Sondra Ray took me to Herakhan, Babaji’s ashram in the Himalayas, in 1987 and 1989. I met my Spiritual Teacher, Tara Singh, in 1989. The time for regression to some primordial state of life threatening drama was over. The age of Self-Identity was upon me. Heaven is the decision I was faced to make. This became my responsibility. I found it somewhere in the face. The face of Spiritual Masters. I began to paint them.

Markus Ray; “Babaji of Curitiba” 2018
Markus Ray; “Christ of Poland” 2017
Markus Ray; “Amma of Los Angeles” 2019

Could it be that the image of the Holy Face of a Spiritual Master painted with the same reverence and intensity of the “hand of the first painter” for the bulls and bison of the prehistoric caves could invoke the same power of presence? This was my job to prove it could.

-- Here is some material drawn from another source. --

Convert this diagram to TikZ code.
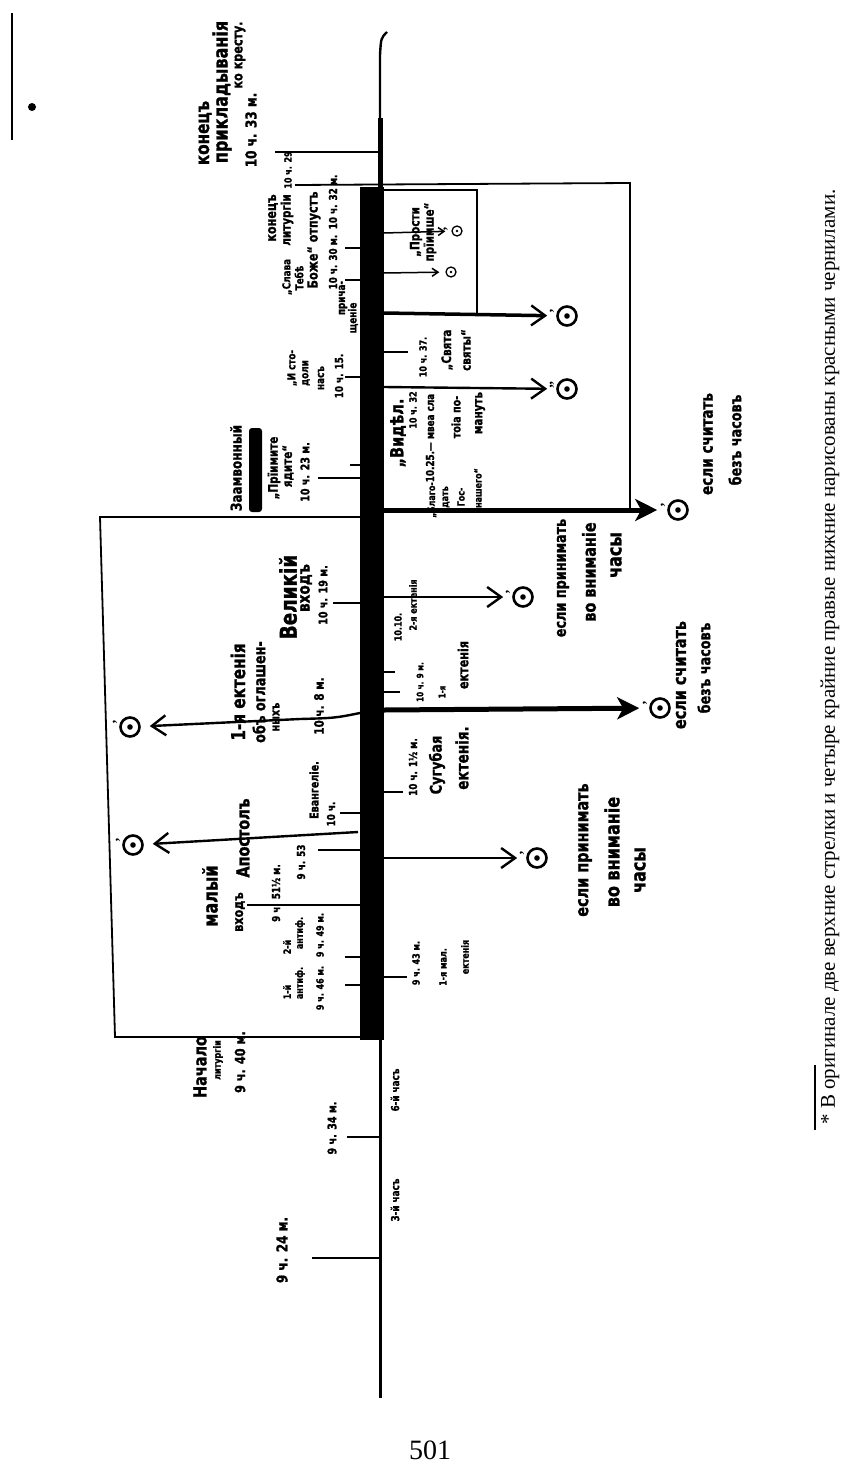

Ten Years of Icon Painting

I have spent over ten years now painting Icons. I was not trying to retrieve some worn out genre of the past, but rather paint the discoveries I was making spiritually inside myself. It just so happened that the Spiritual Masters, starting with my teacher, Tara Singh, came very much to the forefront of my thoughts, and painting devotions.

Markus Ray; “The Dream Team of Curitiba” 2018-19

I still want to paint like the first man, but this goes far more into the ancient past than this era. The Vedic Scriptures speak of “Light Beings” who came to earth and held the space for Heaven to cover the planet in a Divine Blessing. This is the function of man on earth. This is the function of all great art. This is my function.

I hope the Hand of God will be guiding my brushes in every expression that comes forth out of me in the rest of my time on earth. I pray that I have the strength to continue for another whole painting life, at 66. I pray I am good for another 66, en route to painting immortality. In that year of 66, Philip Guston, one strongly in my artistic lineage, decided to leave his world of hooded shooters and heavy footed heads of cigar smoking caricatures for the legacy of a different time and order. My legacy has just begun, it seems, now that I am free of all past associations. Even the ones I have concocted in my first 66 years of painting like the first man.